Уверенность Николая скоро переросла в фанатичную убеждённость и, странно, – мысли об этой более чем вероятной измене жены со временем начали не на шутку возбуждать его, а грубость к жене такое нездоровое возбуждение ещё и усиливала. Теперь, регулярно злопамятно избивая её по одному и тому же ревнивому поводу, он находил в этом некоторое даже удовлетворение своей странной растущей напряжённой страсти.
А она сносила все издевательства над собой молча. Какой-то надлом произошёл в её душе. Проще всего предположить, что храня стоическое молчание во всех случаях пьяных куражей мужа, она, подобно многим матерям в подобных ситуациях, просто боялась разбудить детей. А ещё… впрочем, пусть это останется её маленькой личной тайной, на которую, в общем-то, имеет право любой человек. Непонятно всё это землякам? Так чужая семья, она же, говорят, – потёмки.

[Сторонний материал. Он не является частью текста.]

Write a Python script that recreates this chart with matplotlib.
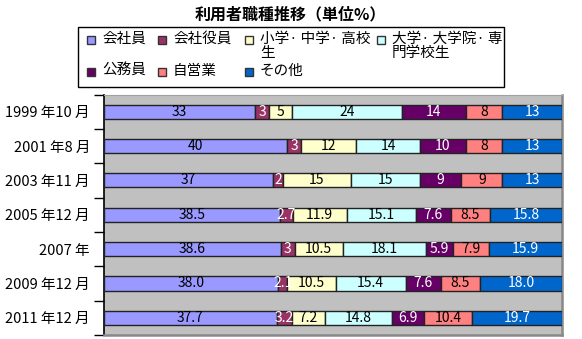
import matplotlib
matplotlib.use("Agg")
import matplotlib.pyplot as plt
from matplotlib.patches import Rectangle
import numpy as np

plt.rcParams['font.family'] = ['Noto Sans CJK JP', 'DejaVu Sans']

title = "利用者職種推移（単位%）"
periods = ["1999 年10 月", "2001 年8 月", "2003 年11 月", "2005 年12 月",
           "2007 年", "2009 年12 月", "2011 年12 月"]
series_names = ["会社員", "会社役員", "小学· 中学· 高校\n生", "大学· 大学院· 専\n門学校生",
                "公務員", "自営業", "その他"]
kaishain   = ["33", "40", "37", "38.5", "38.6", "38.0", "37.7"]
yakuin     = ["3", "3", "2", "2.7", "3", "2.1", "3.2"]
shochuko   = ["5", "12", "15", "11.9", "10.5", "10.5", "7.2"]
daigaku    = ["24", "14", "15", "15.1", "18.1", "15.4", "14.8"]
komuin     = ["14", "10", "9", "7.6", "5.9", "7.6", "6.9"]
jieigyo    = ["8", "8", "9", "8.5", "7.9", "8.5", "10.4"]
sonota     = ["13", "13", "13", "15.8", "15.9", "18.0", "19.7"]
series = [kaishain, yakuin, shochuko, daigaku, komuin, jieigyo, sonota]
colors = ["#9999FF", "#993366", "#FFFFCC", "#CCFFFF", "#660066", "#FF8080", "#0066CC"]
text_colors = ["black", "white", "black", "black", "white", "black", "white"]

W, H = 582, 339
fig = plt.figure(figsize=(W / 100, H / 100), dpi=100)
fig.patch.set_facecolor("white")

L, R, T, B = 104, 562, 94.5, 335
ax = fig.add_axes([L / W, 1 - B / H, (R - L) / W, (B - T) / H])
ax.set_facecolor("#C0C0C0")

vals = np.array([[float(v) for v in s] for s in series])  # series x periods
totals = vals.sum(axis=0)
pct = vals / totals * 100
y = np.arange(len(periods))
left = np.zeros(len(periods))
for i in range(len(series)):
    ax.barh(y, pct[i], left=left, height=0.41, color=colors[i],
            edgecolor="#222222", linewidth=1.0, zorder=3)
    for j in range(len(periods)):
        ax.text(left[j] + pct[i, j] / 2, y[j], series[i][j], ha="center", va="center",
                fontsize=10, color=text_colors[i], zorder=4)
    left += pct[i]

ax.set_xlim(0, 100)
ax.set_ylim(len(periods) - 0.5, -0.5)
ax.set_xticks([])
ax.set_yticks(np.arange(-0.5, len(periods), 1.0))
ax.set_yticklabels([])
ax.tick_params(axis="y", which="major", length=7, width=1, direction="out", color="black")
ax.set_yticks(y, minor=True)
ax.set_yticklabels(periods, minor=True, fontsize=10.5)
ax.tick_params(axis="y", which="minor", length=0, pad=10)
ax.spines["left"].set_color("black")
ax.spines["left"].set_linewidth(1.2)
ax.spines["top"].set_color("#A0A0A0")
ax.spines["right"].set_color("#888888")
ax.spines["bottom"].set_color("#888888")
ax.spines["right"].set_linewidth(1.8)
ax.spines["bottom"].set_linewidth(1.8)

# overlay for title and legend in pixel coords
ov = fig.add_axes([0, 0, 1, 1], facecolor="none")
ov.set_xlim(0, W)
ov.set_ylim(H, 0)
ov.axis("off")

ov.text(290, 14, title, ha="center", va="center", fontsize=11.5, fontweight="bold")

ov.add_patch(Rectangle((78, 27), 426, 60, facecolor="white", edgecolor="black", linewidth=1.0))
leg_pos = [(87, 40), (158, 40), (245, 40), (377, 40), (87, 72), (158, 72), (245, 72)]
for i, (mx, my) in enumerate(leg_pos):
    ov.add_patch(Rectangle((mx, my - 4), 8, 8, facecolor=colors[i], edgecolor="#333333", linewidth=1.0))
    ov.text(mx + 15, my - 8, series_names[i], ha="left", va="top", fontsize=10.5,
            linespacing=1.0)

fig.savefig("out.png", dpi=100, facecolor="white")
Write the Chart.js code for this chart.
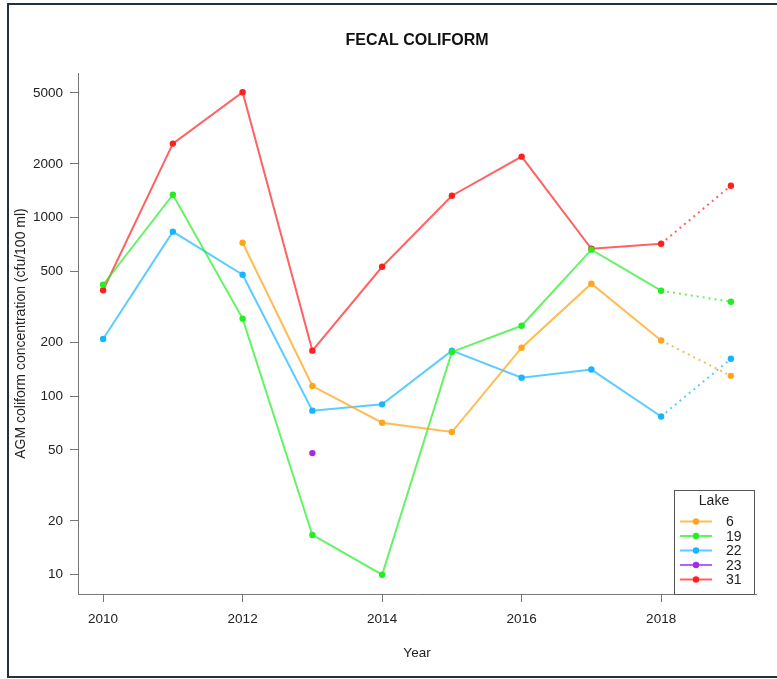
<!DOCTYPE html>
<html lang="en">
<head>
    <meta charset="UTF-8">
    <title>Fecal Coliform</title>
    <script src="https://cdn.jsdelivr.net/npm/chart.js"></script>
    <style>
        body {
            margin: 0;
            background-color: #fff;
            overflow: hidden;
        }

        #chart {
            position: absolute;
            left: 0;
            top: 0;
        }

        /* dark frame round the picture */
        .frame {
            position: absolute;
            left: 7px;
            top: 3px;
            width: 780px;
            height: 671px;
            border: 2px solid #22313b;
            pointer-events: none;
        }
    </style>
</head>
<body>
    <canvas id="chart" width="777" height="679"></canvas>
    <div class="frame"></div>

    <script>
        const years = [2010, 2011, 2012, 2013, 2014, 2015, 2016, 2017, 2018, 2019];
        const lake6 = [null, null, 724, 114, 71, 63, 187, 427, 205, 130];
        const lake19 = [421, 1345, 272, 16.7, 10, 177, 248, 662, 390, 338];
        const lake22 = [209, 835, 479, 83, 90, 180, 127, 141, 77, 162];
        const lake23 = [null, null, null, 48, null, null, null, null, null, null];
        const lake31 = [392, 2600, 5040, 180, 531, 1328, 2197, 670, 715, 1511];

        const lakeNames = ['6', '19', '22', '23', '31'];
        const lakeValues = [lake6, lake19, lake22, lake23, lake31];
        const pointColors = ['#ffa51c', '#22ee22', '#16b6ff', '#a629f0', '#ff1f1f'];
        const lineColors = ['rgba(255,165,28,0.75)', 'rgba(34,238,34,0.7)', 'rgba(22,182,255,0.7)',
                            'rgba(166,41,240,0.75)', 'rgba(255,31,31,0.7)'];

        const xTicks = [2010, 2012, 2014, 2016, 2018];
        const yTicks = [10, 20, 50, 100, 200, 500, 1000, 2000, 5000];

        const fontFamily = '"Liberation Sans", Arial, sans-serif';

        // R-style 4% extension of the data range
        const allValues = lakeValues.flat().filter(v => v !== null);
        const logLo = Math.log10(Math.min(...allValues));
        const logHi = Math.log10(Math.max(...allValues));
        const logPad = (logHi - logLo) * 0.04;
        const xPad = (years[years.length - 1] - years[0]) * 0.04;

        const datasets = lakeNames.map((name, i) => ({
            label: name,
            data: years.map((yr, j) => ({ x: yr, y: lakeValues[i][j] })),
            borderColor: lineColors[i],
            backgroundColor: pointColors[i],
            pointBackgroundColor: pointColors[i],
            pointBorderWidth: 0,
            pointRadius: 3.2,
            borderWidth: 2,
            spanGaps: false,
            segment: {
                // the last year is drawn dotted
                borderDash: ctx => ctx.p1DataIndex === years.length - 1 ? [2, 4] : undefined
            }
        }));

        // legend box in the bottom right corner of the plot
        const lakeLegend = {
            id: 'lakeLegend',
            afterDraw(chart) {
                const { ctx, chartArea } = chart;
                const w = 80, h = 104;
                const left = chartArea.right - w - 2;
                const top = chartArea.bottom - h;
                ctx.save();
                ctx.fillStyle = '#fff';
                ctx.fillRect(left, top, w, h);
                ctx.strokeStyle = '#555';
                ctx.lineWidth = 1;
                ctx.strokeRect(left + 0.5, top + 0.5, w, h);

                ctx.fillStyle = '#222';
                ctx.font = '14px ' + fontFamily;
                ctx.textBaseline = 'middle';
                ctx.textAlign = 'center';
                ctx.fillText('Lake', left + w / 2, top + 11.5);

                ctx.textAlign = 'left';
                chart.data.datasets.forEach((ds, i) => {
                    const y = top + 31.5 + i * 14.5;
                    ctx.strokeStyle = ds.borderColor;
                    ctx.lineWidth = 2;
                    ctx.beginPath();
                    ctx.moveTo(left + 6, y);
                    ctx.lineTo(left + 38, y);
                    ctx.stroke();
                    ctx.fillStyle = ds.pointBackgroundColor;
                    ctx.beginPath();
                    ctx.arc(left + 22, y, 3.2, 0, Math.PI * 2);
                    ctx.fill();
                    ctx.fillStyle = '#222';
                    ctx.fillText(ds.label, left + 52, y + 1);
                });
                ctx.restore();
            }
        };

        new Chart(document.getElementById('chart'), {
            type: 'line',
            data: { datasets: datasets },
            options: {
                responsive: false,
                animation: false,
                layout: { padding: { left: 0, right: 21, top: 0, bottom: 0 } },
                plugins: {
                    legend: { display: false },
                    tooltip: { enabled: false },
                    title: {
                        display: true,
                        text: 'FECAL COLIFORM',
                        fullSize: false,
                        color: '#111',
                        font: { family: fontFamily, size: 16, weight: 'bold' },
                        padding: { top: 31, bottom: 22.8 }
                    }
                },
                scales: {
                    x: {
                        type: 'linear',
                        min: years[0] - xPad,
                        max: years[years.length - 1] + xPad,
                        afterBuildTicks: scale => {
                            scale.ticks = xTicks.map(v => ({ value: v }));
                        },
                        afterFit: scale => { scale.height = 85; },
                        ticks: {
                            color: '#222',
                            padding: 9,
                            font: { family: fontFamily, size: 13.5 },
                            callback: v => String(v)
                        },
                        grid: { drawOnChartArea: false, drawTicks: true, tickLength: 8, color: '#777' },
                        border: { display: true, color: '#777', width: 1 },
                        title: {
                            display: true,
                            text: 'Year',
                            color: '#222',
                            font: { family: fontFamily, size: 13.5 },
                            padding: { top: 0, bottom: 18 }
                        }
                    },
                    y: {
                        type: 'logarithmic',
                        min: Math.pow(10, logLo - logPad),
                        max: Math.pow(10, logHi + logPad),
                        afterBuildTicks: scale => {
                            scale.ticks = yTicks.map(v => ({ value: v }));
                        },
                        afterFit: scale => { scale.width = 78; },
                        ticks: {
                            color: '#222',
                            padding: 7,
                            font: { family: fontFamily, size: 13.5 },
                            callback: v => String(v)
                        },
                        grid: { drawOnChartArea: false, drawTicks: true, tickLength: 8, color: '#777' },
                        border: { display: true, color: '#777', width: 1 },
                        title: {
                            display: true,
                            text: 'AGM coliform concentration (cfu/100 ml)',
                            color: '#222',
                            font: { family: fontFamily, size: 14 },
                            padding: { top: 12.5, bottom: 0 }
                        }
                    }
                }
            },
            plugins: [lakeLegend]
        });
    </script>
</body>
</html>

Поскольку беда редко ходит в одиночку, то очень скоро в довесок к безжалостно разрушавшим здоровье и женскую привлекательность тяготам семейной жизни на так и не испытавшую полноценного женского счастья бывшую красавицу-певунью с уничтожающей силой обрушилась смертельная болезнь, перед которой врачи пока, увы, бессильны…
Схоронив жену, растерявшийся от навалившихся на него сразу со всех сторон куда более многочисленных и сложных, чем казалось до этого, семейных забот Сухоруков, с величайшим трудом управляясь в одиночку с воспитанием детей и содержанием немалого домашнего хозяйства, выпил как-то с устатку привычный стакан водки, почесал задумчиво в макушке и принял решение пренебречь устаревшими непрактичными общественными приличиями – не желая ждать в трауре не то что годичных поминок, а даже и сорокадневных, заторопился срочно жениться. Чтобы сразу и работница в дом, и ночная, любезная мужской сущности утешительница, и – за детьми необходимый уход да присмотр.
Но где раздобыть, да поскорее, столь универсальную, как комбайн, невесту, которая и мужика умела бы ублажить, и хозяйственной была б, и с детьми ласкова? Из поселковых двух-трёх относительно нестарых холостячек ни одна не подпустила бы к себе Сухорукова и на пушечный выстрел: после смерти жены невзлюбили его в посёлке. Невзлюбили – пожалуй, даже мягко сказано. Вернее будет «возненавидели», поскольку единогласно считали его пусть не прямым, но, по меньшей мере, косвенным убийцей любимицы посёлка.
Удача улыбнулась Сухорукову в лице старенького, из породы потомственных интеллигентов, ревизора, посетившего однажды по служебной необходимости местный рыбоприёмный пункт, являющийся подразделением одного из множества рыбоперерабатывающих заводов енисейского речного бассейна, входивших, в свою очередь, в рыбтрест, головная контора которого располагалась в краевом центре – Красноярске. Отсюда, из такой обширной разветвлённости подведомственных подразделений, которые приходилось контролировать ревизионному управлению треста, бывающие в разных уголках немалого, площадью в несколько европейских государств, края ревизоры знали много всякого такого, о чём не пишут, например, в газетах, и являлись, следовательно, интереснейшими собеседниками. И многие семьи, с учётом того обстоятельства, что гостиниц как таковых в мелких населённых пунктах не было, наперебой старались заполучить таких собеседников-рассказчиков в свои дома на постой – захватывающие истории и сногсшибательные факты на всё время его или её командировки (а ревизии, бывало, затягивались не на одну неделю), особенно длиннющими и скучнющими зимними вечерами и выходными днями в памятную копилку семьи гарантированы.
На этот раз повезло Николаю Сухорукову (не всё же художников-развратников привечать). Общительный дедок-ревизор, в считанные дни перезнакомившийся со всем посёлком, уже к исходу первой недели знал о нуждах каждого его жителя больше, чем те сами могли бы о себе рассказать, В том числе довольно подробно осведомлён был дедок и о проблемах с личной жизнью Николая Захаровича Сухорукова, который о некоторых вещах в непосредственных с ним беседах пока скромно умалчивал. Хотя и сдружились они со стариком за ежевечерними «рюмками чаю» достаточно близко для откровенных, в допустимых пределах, признаний.
В ходе очередного «дружеского чаепития» старик без особых церемоний и предисловий объявил Сухорукову, что его вопрос, можно сказать, решён, если он сам, конечно, не против. Есть, дескать, в одном небольшом городе недалеко от Красноярска, где у ревизора много родственников, которые знают там всех, красивая и при этом нисколько не блудливая вдовушка. По возрасту – примерно ровня Николаю Захаровичу. Правда, она – женщина с некоторыми странностями, мужской род на дух не переносит. Но зато – бездетная и, говорят, непьющая да некурящая.